Entre gestion de sa prise de pouvoir et diplomatie, le général Brice Clotaire Oligui Nguema cherche un équilibre. Dès le 30 août, quelques heures après avoir renversé son cousin et président, Ali Bongo, le désormais président de transition a tenu à expliquer sa démarche au partenaire français. Selon les informations d’Africa Intelligence, le général Oligui Nguema s’est entretenu avec l’ambassadeur de France à Libreville, Alexis Lamek, et le chef de poste de la Direction générale de la sécurité extérieure (DGSE).

Il a garanti l’intégrité physique d’Ali Bongo et son attachement au statut d’ancien président. A ses interlocuteurs français, il a tenu à assurer que la situation en cours au Gabon n’avait rien à voir avec le putsch mené le 26 juillet par le général Abdourrahmane Tchiani au Niger. Il n’a toutefois pas précisé la durée de la « transition » envisagée.

Pragmatisme de Paris

Il a insisté sur sa volonté de poursuivre le partenariat avec Paris en rappelant que c’est le président déchu qui a, peu à peu, tourné le dos à la France en rejoignant le Commonwealth. Le général Oligui Nguema a aussi souligné que son prédécesseur avait renforcé de manière significative les liens économiques et sécuritaires avec la Chine, devenue le premier partenaire commercial du Gabon, de même qu’avec l’Inde et Singapour.

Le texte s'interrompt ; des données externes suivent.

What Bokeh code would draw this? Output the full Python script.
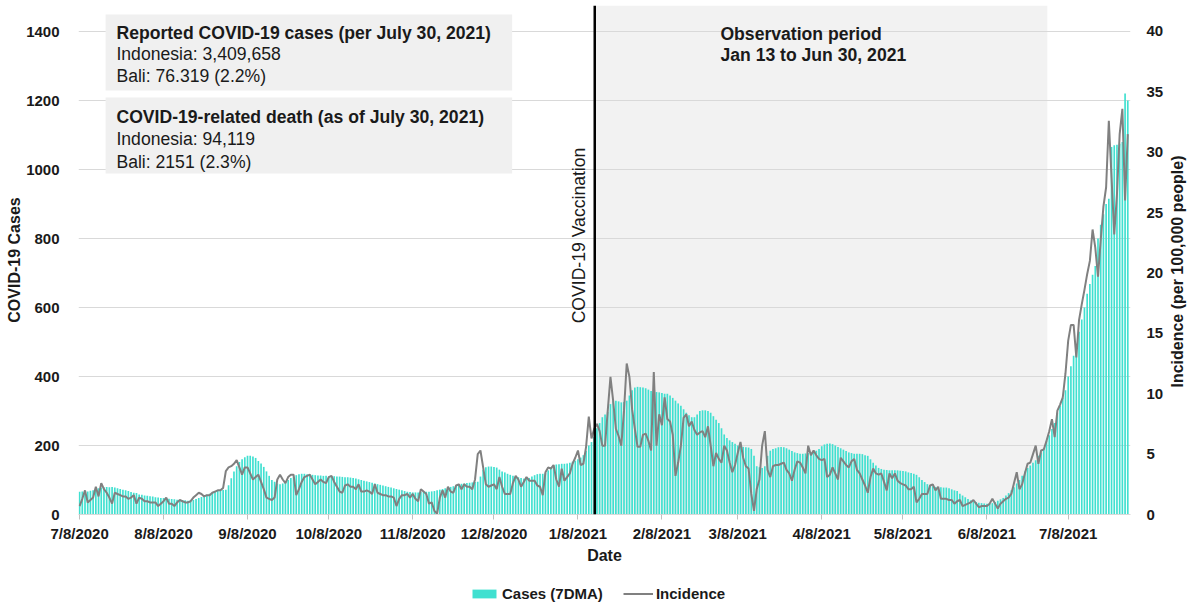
import numpy as np
import pandas as pd
from bokeh.plotting import figure
from bokeh.layouts import row, column
from bokeh.models import (ColumnDataSource, Range1d, LinearAxis, FixedTicker,
                          BoxAnnotation, Span, Legend, LegendItem)
from bokeh.core.properties import value
from bokeh.embed import file_html
from bokeh.resources import INLINE

# ---------------- data ----------------
start_date = "2020-07-08"   # daily series, 7/8/2020 .. 7/30/2021

# Cases, 7-day moving average (left axis)
cases = [
    66, 67, 68, 67, 69, 70, 72,
    76, 78, 79, 80, 79, 80, 78,
    76, 74, 72, 70, 68, 65, 63, 62,
    58, 57, 55, 54, 53, 52, 50,
    49, 48, 48, 47, 46, 45, 44,
    43, 42, 41, 41, 40, 40, 42,
    45, 48, 51, 54, 57,
    60, 63, 66, 68, 70, 71, 72,
    85, 105, 125, 140, 152,
    160, 166, 170, 170, 168, 164,
    155, 148, 138, 125, 112,
    100, 95, 90, 88, 90, 95, 100, 106,
    110, 114, 117, 118, 118, 117, 116, 115,
    114, 113, 113, 112, 112,
    110, 111, 111, 110, 110, 109, 108, 108, 107, 106,
    104, 102, 100, 98, 96, 94, 92, 90,
    88, 86, 84, 82, 80, 78, 76, 74,
    72, 70, 68, 66, 65, 64, 64,
    64, 65, 65, 66, 66, 67, 68,
    70, 72, 74, 76, 78, 80, 82, 85,
    88, 89, 90, 91, 92, 93, 94, 95, 110,
    130, 137, 139, 139, 138, 136, 130,
    125, 122, 118, 115,
    112, 110, 108, 106, 104, 104, 106,
    110, 114, 117, 118, 118, 120, 128,
    138, 142, 145, 146, 147, 147, 148, 150,
    153, 156, 160, 165, 172, 185,
    200, 210, 225, 250,
    265, 282, 290, 297,
    320, 330,
    330, 328, 325, 326, 330,
    345, 360, 368, 370, 369, 368, 366, 362,
    358, 356, 355, 354, 352, 350,
    350, 345, 338, 330,
    322, 315, 305, 295, 288,
    282, 282, 290,
    300, 302, 302, 300, 295,
    285, 275, 265, 250,
    232, 222, 215, 210, 205, 200,
    198, 196, 195, 194, 190, 170,
    140, 137, 135, 140, 170,
    185, 190, 192, 195, 196,
    195, 192, 188, 184, 180, 178, 176,
    176, 177, 178, 180, 182, 185, 190,
    198, 203, 205, 206, 204, 200,
    196, 192, 188, 184, 180, 178, 176,
    176, 176, 175, 172, 170,
    160, 150, 142,
    135, 132, 130, 129, 128,
    128, 128, 128, 127, 126, 125,
    122, 120, 118, 115,
    108, 100, 94, 88, 84,
    82, 80, 79, 79, 78, 78, 76,
    73, 70, 68,
    60, 55, 50, 45, 41,
    38, 36, 34, 33, 32, 31, 31,
    33, 36, 40, 44, 48,
    55, 62, 70, 79,
    90, 100, 112, 125,
    135, 142, 150, 157,
    170, 180, 192,
    215, 230, 248, 265,
    295, 315, 338, 360,
    400, 430, 460,
    495, 530, 565, 600,
    640, 668, 695, 720,
    800, 840, 870, 900,
    915,
    1065, 1070, 1072, 1075, 1080,
    1220,
    1200,
]

# Incidence per 100,000 people (right axis)
incidence = [
    0.7, 1.3, 2.0, 1.0, 1.2, 1.4, 2.3, 1.5, 2.6, 2.1,
    1.8, 1.4, 0.9, 1.8, 1.7, 1.6, 1.5, 1.5, 1.3, 1.4,
    1.6, 0.9, 1.4, 1.3, 1.1, 1.1, 1.0, 1.0, 1.0, 0.7,
    0.9, 1.1, 1.4, 0.9, 0.9, 0.7, 1.0, 1.2, 1.1, 1.0,
    1.0, 1.1, 1.4, 1.6, 1.8, 1.7, 1.5, 1.6, 1.6, 1.8,
    1.9, 2.0, 2.0, 2.2, 3.6, 3.9, 4.0, 4.2, 4.5, 3.9,
    3.3, 3.9, 3.9, 3.4, 2.9, 3.1, 3.3, 2.7, 2.1, 1.4,
    1.3, 1.2, 1.4, 2.9, 3.3, 2.9, 2.6, 3.1, 3.3, 3.3,
    1.6, 2.1, 2.7, 3.1, 3.2, 3.3, 2.9, 2.5, 2.7, 2.9,
    2.7, 2.6, 3.1, 3.2, 2.7, 2.3,
    1.9, 1.8, 2.4, 2.5,
    2.3, 2.3, 2.1, 2.5, 1.9, 1.9, 2.0, 1.9, 1.7, 2.5,
    1.8, 1.7, 1.6, 1.6, 1.5, 1.5, 1.4, 0.7, 1.3, 1.6,
    1.6, 1.7, 1.4, 1.7, 1.3, 1.1, 2.1, 1.9, 1.7, 0.9,
    1.0, 0.3, 0.05, 1.4, 2.0, 1.4, 2.3, 1.9, 1.8, 2.4,
    2.5, 2.1, 2.5, 2.3, 2.3, 2.1, 2.9, 5.0, 5.3, 3.9,
    2.5, 2.3, 2.4, 2.5, 2.1, 3.1, 2.3, 1.7, 1.7, 1.7,
    2.6, 3.2, 2.9, 2.3, 2.7, 3.1, 2.8, 2.8, 2.8, 2.4,
    2.3, 1.6, 3.5, 3.9, 3.8, 4.1, 2.9, 2.3, 3.8, 2.8,
    3.1, 3.4, 4.2, 4.7, 5.3, 4.1, 4.2, 5.6, 8.1, 6.3,
    7.1, 7.5, 6.9, 5.7, 5.7, 8.6, 11.4, 9.4, 7.1, 6.5,
    5.7, 8.6, 12.5, 11.4, 8.7, 7.1, 5.6, 5.6, 6.6, 6.7,
    6.1, 5.3, 11.8, 5.7, 8.3, 7.4, 9.7, 7.9, 7.7, 6.6,
    3.2, 4.3, 5.7, 8.0, 8.3, 7.3, 7.7, 7.0, 6.6, 6.8,
    6.9, 6.4, 7.3, 5.7, 4.0, 5.1, 4.6, 4.3, 5.7, 5.3,
    4.3, 3.5, 4.1, 5.1, 6.0, 4.7, 4.0, 3.8, 1.7, 0.3,
    2.1, 2.9, 5.7, 6.9, 3.7, 3.1, 4.0, 4.1, 4.1, 4.2,
    4.3, 3.7, 3.4, 2.8, 3.7, 4.4, 4.3, 3.9, 3.4, 5.7,
    4.9, 5.3, 4.9, 4.6, 4.5, 4.6, 3.1, 3.3, 3.9, 3.4,
    2.9, 4.7, 4.4, 4.1, 3.9, 4.4, 4.6, 3.7, 3.4, 2.9,
    2.4, 1.8, 3.1, 3.8, 3.4, 3.3, 3.4, 2.7, 2.0, 3.4,
    3.0, 3.4, 2.8, 2.6, 2.5, 2.4, 2.1, 2.1, 2.3, 1.0,
    1.3, 1.7, 1.7, 1.7, 2.4, 2.5, 2.0, 2.3, 1.3, 1.3,
    1.3, 1.2, 1.2, 0.9, 1.1, 1.2, 0.7, 0.8, 0.9, 1.0,
    1.2, 0.9, 0.6, 0.7, 0.7, 0.7, 0.9, 1.3, 0.9, 0.5,
    0.9, 1.1, 1.3, 1.4, 1.7, 2.6, 3.5, 2.1, 2.5, 3.4,
    4.2, 4.3, 5.0, 5.7, 4.2, 5.3, 5.4, 6.1, 6.9, 7.9,
    6.4, 8.6, 9.1, 9.7, 11.7, 14.4, 15.7, 15.7, 13.0, 16.1,
    17.4, 18.6, 19.9, 21.0, 23.6, 22.1, 19.7, 22.7, 25.5, 27.1,
    32.6, 27.9, 23.2, 26.5, 31.5, 33.6, 26.0, 31.5,
]

tick_dates = ["2020-07-08", "2020-08-08", "2020-09-08", "2020-10-08",
              "2020-11-08", "2020-12-08", "2021-01-08", "2021-02-08",
              "2021-03-08", "2021-04-08", "2021-05-08", "2021-06-08",
              "2021-07-08"]
tick_labels = ["7/8/2020", "8/8/2020", "9/8/2020", "10/8/2020", "11/8/2020",
               "12/8/2020", "1/8/2021", "2/8/2021", "3/8/2021", "4/8/2021",
               "5/8/2021", "6/8/2021", "7/8/2021"]
left_ticks = [0, 200, 400, 600, 800, 1000, 1200, 1400]
right_ticks = [0, 5, 10, 15, 20, 25, 30, 35, 40]
legend_labels = ["Cases (7DMA)", "Incidence"]

box1_lines = ["Reported COVID-19 cases (per July 30, 2021)",
              "Indonesia: 3,409,658", "Bali: 76.319 (2.2%)"]
box2_lines = ["COVID-19-related death (as of July 30, 2021)",
              "Indonesia: 94,119", "Bali: 2151 (2.3%)"]
obs_lines = ["Observation period", "Jan 13 to Jun 30, 2021"]
right_title = "Incidence (per 100,000 people)"

# ---------------- helpers ----------------
DAY = 86400000.0
T0 = pd.Timestamp(start_date)


def ms(d):
    """start date + d days, in epoch milliseconds"""
    return (T0 + pd.Timedelta(days=d)).value / 1e6


dates = pd.date_range(start_date, periods=len(cases), freq="D")
dates_inc = pd.date_range(start_date, periods=len(incidence), freq="D")
src_cases = ColumnDataSource(dict(date=dates, cases=cases))
src_inc = ColumnDataSource(dict(date=dates_inc, inc=incidence))

FONT = "Liberation Sans"
TXT = "#1a1a1a"
ANN = "17.6px"
BAR_COLOR = "#40E0D0"
LINE_COLOR = "#808080"
H_MAIN = 577
H_LEG = 30
W_MAIN = 1166
W_SIDE = 26
B_TOP = 5
B_BOTTOM = 63

p = figure(width=W_MAIN, height=H_MAIN, x_axis_type="datetime",
           output_backend="svg", toolbar_location=None,
           x_range=Range1d(ms(-0.4), ms(388.0)),
           y_range=Range1d(0, 1475.4),
           min_border_left=78, min_border_right=33,
           min_border_top=B_TOP, min_border_bottom=B_BOTTOM)
p.extra_y_ranges = {"inc": Range1d(0, 42.15)}
p.outline_line_color = None
p.background_fill_color = "white"
p.border_fill_color = "white"

# observation period shading (under the grid)
p.add_layout(BoxAnnotation(left=ms(190.2), right=ms(357.3),
                           fill_color="#f2f2f2", fill_alpha=1.0,
                           line_alpha=0, level="image"))

# grid
p.xgrid.visible = False
p.ygrid.grid_line_color = "#d9d9d9"
p.ygrid.grid_line_width = 1

# bars + line
bars = p.vbar(x="date", top="cases", width=0.62 * DAY, source=src_cases,
              fill_color=BAR_COLOR, line_color=None)
ln = p.line(x="date", y="inc", source=src_inc, y_range_name="inc",
            line_color=LINE_COLOR, line_width=2)

# text boxes
p.quad(left=[ms(9.6), ms(9.6)], right=[ms(159.7), ms(159.7)],
       top=[1449.3, 1208.7], bottom=[1229.0, 988.4],
       fill_color="#f0f0f0", line_color=None)

tx = ms(13.6)
p.text(x=[tx, tx], y=[1397, 1151], text=[box1_lines[0], box2_lines[0]],
       text_font=value(FONT), text_font_size=value(ANN),
       text_font_style="bold", text_color=TXT,
       text_align="left", text_baseline="middle")
p.text(x=[tx, tx, tx, tx], y=[1336, 1272, 1087, 1023],
       text=[box1_lines[1], box1_lines[2], box2_lines[1], box2_lines[2]],
       text_font=value(FONT), text_font_size=value(ANN),
       text_font_style="normal", text_color=TXT,
       text_align="left", text_baseline="middle")

# observation period label
ox = ms(236.6)
p.text(x=[ox, ox], y=[1394, 1333], text=obs_lines,
       text_font=value(FONT), text_font_size=value(ANN),
       text_font_style="bold", text_color=TXT,
       text_align="left", text_baseline="middle")

# vaccination line + label
p.add_layout(Span(location=ms(190.2), dimension="height",
                  line_color="black", line_width=2.5))
p.text(x=[ms(184.3)], y=[808.7], text=["COVID-19 Vaccination"],
       angle=np.pi / 2, text_font=value(FONT), text_font_size=value(ANN),
       text_color=TXT, text_align="center", text_baseline="middle")

# ---------------- axes ----------------
tick_ms = [pd.Timestamp(t).value / 1e6 for t in tick_dates]
xa = p.xaxis[0]
xa.ticker = FixedTicker(ticks=tick_ms)
xa.major_label_overrides = {t: l for t, l in zip(tick_ms, tick_labels)}
xa.axis_label = "Date"
xa.axis_line_color = "#d9d9d9"
xa.major_tick_line_color = "#bfbfbf"
xa.major_tick_out = 5
xa.major_tick_in = 0
xa.minor_tick_line_color = None
xa.major_label_standoff = 5
xa.axis_label_standoff = 2

ya = p.yaxis[0]
ya.ticker = FixedTicker(ticks=left_ticks)
ya.bounds = (0, 1400)
ya.axis_label = "COVID-19 Cases"
ya.axis_line_color = None
ya.major_tick_line_color = None
ya.minor_tick_line_color = None
ya.major_label_standoff = 13
ya.axis_label_standoff = 0

ra = LinearAxis(y_range_name="inc", ticker=FixedTicker(ticks=right_ticks))
ra.axis_line_color = None
ra.major_tick_line_color = None
ra.minor_tick_line_color = None
ra.major_label_standoff = 10
p.add_layout(ra, "right")

for ax in (xa, ya, ra):
    ax.major_label_text_font = FONT
    ax.major_label_text_font_size = "15px"
    ax.major_label_text_font_style = "bold"
    ax.major_label_text_color = TXT
    ax.axis_label_text_font = FONT
    ax.axis_label_text_font_size = "16px"
    ax.axis_label_text_font_style = "bold"
    ax.axis_label_text_color = TXT

# ---------------- right-hand axis title (reads bottom to top) ----------------
side_frame_h = H_MAIN - B_TOP - B_BOTTOM          # 509 px, same as main frame
side = figure(width=W_SIDE, height=H_MAIN, output_backend="svg",
              toolbar_location=None, x_range=Range1d(0, W_SIDE),
              y_range=Range1d(0, side_frame_h), x_axis_location=None,
              y_axis_location=None, min_border_left=0, min_border_right=0,
              min_border_top=B_TOP, min_border_bottom=B_BOTTOM)
side.outline_line_color = None
side.grid.visible = False
side.text(x=[11], y=[(H_MAIN - B_BOTTOM) - 271], text=[right_title],
          angle=np.pi / 2,
          text_font=value(FONT), text_font_size=value("16px"),
          text_font_style="bold", text_color=TXT,
          text_align="center", text_baseline="middle")

# ---------------- legend strip below the chart ----------------
leg = figure(width=W_MAIN + W_SIDE, height=H_LEG, output_backend="svg",
             toolbar_location=None, x_range=Range1d(0, 1), y_range=Range1d(0, 1),
             x_axis_location=None, y_axis_location=None, min_border=0)
leg.outline_line_color = None
leg.grid.visible = False
# legend key glyphs (styled like the chart's series, placed outside the view)
kb = leg.vbar(x=[-5], top=[-5], width=0.5, fill_color=BAR_COLOR, line_color=None)
kl = leg.line(x=[-5, -4], y=[-5, -5], line_color=LINE_COLOR, line_width=2)
legend = Legend(items=[LegendItem(label=legend_labels[0], renderers=[kb]),
                       LegendItem(label=legend_labels[1], renderers=[kl])],
                location=(469, 5), orientation="horizontal",
                glyph_width=30, glyph_height=11, label_standoff=3,
                spacing=20, padding=0, margin=0, label_height=16,
                border_line_alpha=0, background_fill_alpha=0,
                label_text_font=FONT, label_text_font_size="15px",
                label_text_font_style="bold", label_text_color=TXT)
leg.add_layout(legend)

layout = column(row(p, side, spacing=0), leg, spacing=0)
open("out.html", "w").write(file_html(layout, INLINE))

A Paris, le président Emmanuel Macron a convoqué un conseil de défense jeudi 31 août tout particulièrement consacré au Gabon. La situation à Libreville y a été appréhendée de manière pragmatique et sans hostilité diplomatique à l’égard du putsch. Au regard de la relation qui s’était distendue avec Ali Bongo, Paris estime avoir eu les garanties économiques et sécuritaires nécessaires quant à ses intérêts dans le pays pour ne pas rompre sa coopération.

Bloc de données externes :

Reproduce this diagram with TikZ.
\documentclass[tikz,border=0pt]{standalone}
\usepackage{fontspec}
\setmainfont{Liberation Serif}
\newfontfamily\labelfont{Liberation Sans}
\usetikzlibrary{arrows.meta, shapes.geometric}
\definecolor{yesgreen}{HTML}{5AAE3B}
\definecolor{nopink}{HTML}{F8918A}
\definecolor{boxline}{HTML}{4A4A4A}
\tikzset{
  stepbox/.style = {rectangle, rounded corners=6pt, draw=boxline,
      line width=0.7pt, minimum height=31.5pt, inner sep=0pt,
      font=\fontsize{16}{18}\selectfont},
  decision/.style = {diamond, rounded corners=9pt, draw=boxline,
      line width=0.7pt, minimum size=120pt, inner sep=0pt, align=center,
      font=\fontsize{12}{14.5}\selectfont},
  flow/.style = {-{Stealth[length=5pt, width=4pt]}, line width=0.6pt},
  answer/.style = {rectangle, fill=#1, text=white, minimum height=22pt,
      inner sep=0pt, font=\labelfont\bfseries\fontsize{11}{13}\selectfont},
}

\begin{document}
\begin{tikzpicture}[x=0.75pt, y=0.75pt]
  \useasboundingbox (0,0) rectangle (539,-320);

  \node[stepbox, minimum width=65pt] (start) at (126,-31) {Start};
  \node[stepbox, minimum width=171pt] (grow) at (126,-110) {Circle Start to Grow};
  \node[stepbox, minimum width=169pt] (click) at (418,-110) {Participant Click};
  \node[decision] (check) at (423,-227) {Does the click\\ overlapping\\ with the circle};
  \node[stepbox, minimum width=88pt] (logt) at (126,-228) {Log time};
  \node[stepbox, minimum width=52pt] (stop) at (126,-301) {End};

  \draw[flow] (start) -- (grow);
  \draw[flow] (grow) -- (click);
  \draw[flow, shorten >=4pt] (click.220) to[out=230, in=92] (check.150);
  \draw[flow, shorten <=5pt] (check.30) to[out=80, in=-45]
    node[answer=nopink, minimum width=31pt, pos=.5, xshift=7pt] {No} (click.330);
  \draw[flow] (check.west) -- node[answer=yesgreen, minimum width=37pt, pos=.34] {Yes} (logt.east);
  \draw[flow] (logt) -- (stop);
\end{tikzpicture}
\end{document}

Le jour même, la société française Eramet a d’ailleurs repris ses activités d’extraction de manganèse dans la mine de Moanda. Sur le plan de l’influence médiatique française, les signaux de RFI et France 24, interrompus depuis le jour du scrutin du 26 août, ont été rétablis.

Continuité dans les « services »

Les services français ont également apprécié que leurs homologues gabonais soient pour la plupart maintenus en fonction. Les caciques du renseignement ont ainsi basculé sans difficulté du côté du général Oligui Nguema. Le puissant centre d’interception et d’écoute de la présidence gabonaise, Silam, mis en place par la France du temps d’Omar Bongo dans les années 1980, n’a pas cessé son activité. Son responsable français, Jean-Charles Solon, n’a aucunement été inquiété et son retour en France, initialement prévu après ces élections, est retardé afin d’assurer une continuité.

Néanmoins, la situation d’une poignée de personnalités appréhendées par la junte pourrait placer Paris dans une situation inconfortable. En effet, plusieurs d’entre elles disposent de la double nationalité, gabonaise et française, et ont d’ores et déjà indiqué souhaiter vouloir bénéficier de la protection consulaire de Paris. Dans le même temps, les avocats de l’épouse d’Ali Bongo, Sylvia Bongo, ont annoncé le 1er septembre avoir porté plainte en France pour « détention arbitraire ». La désormais ex-première dame gabonaise fait partie des personnalités visées qui disposent de la double nationalité.

Le lobbying parisien anti-Oligui de Frédéric Bongo

L’ancien chef de la Direction générale des services spéciaux (DGSS), Frédéric Bongo, demi-frère d’Ali Bongo, reste fermement hostile à la prise de pouvoir du général Oligui Nguema. En séjour en Guadeloupe avec le judoka français Teddy Riner, Frédéric Bongo a rallié Paris en urgence au lendemain du coup. Il a tenté de faire passer le message aux autorités françaises des risques de déstabilisation et prédit un putsch dans le putsch. Il a activé son réseau parmi les généraux, avec qui il est resté en contact. Sa relation avec le général Oligui Nguema restait particulièrement distendue depuis que ce dernier l’avait remplacé en 2019 à la tête de la DGSS, les services de renseignement de la puissante Garde républicaine. Frédéric Bongo lui attribuant un rôle dans sa disgrâce qui l’a tenu ces dernières années à l’écart du cœur du système Bongo.4

Transition :

*1er Ministre

Le président de la transition au Gabon, le général Brice Oligui Nguema, a nommé jeudi 7 septembre Premier ministre de transition Raymond Ndong Sima, un économiste et virulent opposant au président Ali Bongo renversé par les militaires il y a une semaine, selon un décret lu à la télévision d’État.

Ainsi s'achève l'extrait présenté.